Performance and Materiality

The physicality of performance in Broke and Broken Cogita extends beyond the voice. Words are rendered as sonic objects that are shaped, molded, and fragmented. The tenor becomes a medium through which language is materialized into soundscapes. This process mirrors the pliability of language itself—its ability to be disassembled and reconfigured, much like a sculptor reshapes raw material into form.

By emphasizing the corporeal dimensions of language, the score demands a heightened awareness of vocal timbre, breath, and resonance. It is not enough for the performer to enunciate; they must embody the linguistic gestures, channeling their physicality into the production of meaning. Each vocalized word carries with it the weight of its cultural, historical, and emotional lineage, rendered tangible through the act of performance.


Historical Echoes and Subversion

Broke and Broken Cogita does not operate in a vacuum; it dialogues with the Western canon while simultaneously subverting its conventions. The use of the tenor voice, a timbral register often associated with heroism and emotional intensity in Western operatic tradition, is reframed here. Instead of adhering to the traditional narrative structures of arias or recitatives, the score fractures these conventions, reassembling them as an open-ended exploration of resonance and temporality.

This approach recalls artistic practices that interrogate the high-art canon by infusing it with alternative narratives, such as Richard Kennedy’s Fubu Fukú. In that work, Kennedy’s reinterpretation of operatic tropes served as a vessel for a queer Black retelling of colonial history. Similarly, Broke and Broken Cogita embeds layers of cultural and historical resonance into its linguistic fabric, offering a space where performers and audiences can interrogate and reimagine the histories embedded in language and sound.



Temporal Disjunction and Deferred Meaning

Central to the score’s ethos is its treatment of time. Traditional musical structures often guide listeners through a linear progression of events; here, time is fractured, recursive, and indeterminate. Words are presented as fragments, echoes, and palimpsests, with their meanings emerging only in the interplay between performer, score, and audience. This temporality echoes the Derridean notion of différance, where meaning is never fully present but always deferred, existing in the interplay between elements.

This temporal disjunction creates a dynamic, unstable space where each performance becomes a unique act of interpretation.

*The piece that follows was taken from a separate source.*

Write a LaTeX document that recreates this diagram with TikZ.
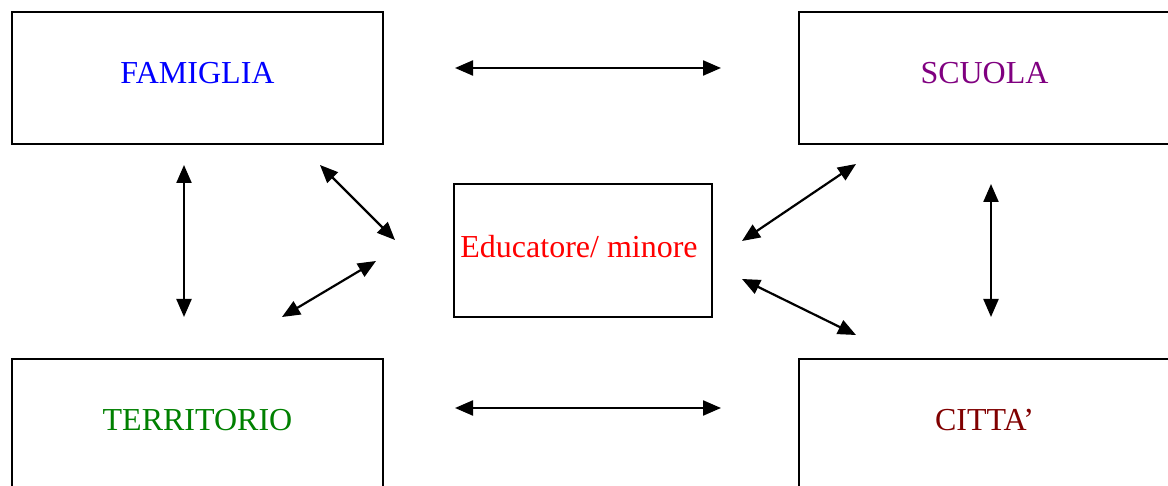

The tenor voice, in navigating this terrain, constructs a sonic narrative that is as much about absence and silence as it is about sound. The audience, in turn, becomes an active participant, filling in the gaps and imbuing the work with their own subjectivities.


Language as Continuum

Broke and Broken Cogita is a work that transcends the traditional boundaries of musical composition. By placing language at its core, it invites a profound engagement with the resonant capacities of words—capacities that extend beyond their sonic or semantic properties to encompass the full spectrum of human experience. The score’s fractured, recursive structure mirrors the complexities of communication itself, offering a space for exploration, subversion, and reimagining.

In this interplay of sound, meaning, and performance, the composition asserts that language is not merely a tool of expression but a continuum—a dynamic system through which humanity articulates its deepest intimacies, its cultural legacies, and its infinite possibilities. Through this lens, Broke and Broken Cogita becomes more than a musical work; it is a profound meditation on the act of communication itself, a conversation between past and present, performer and audience, sound and silence.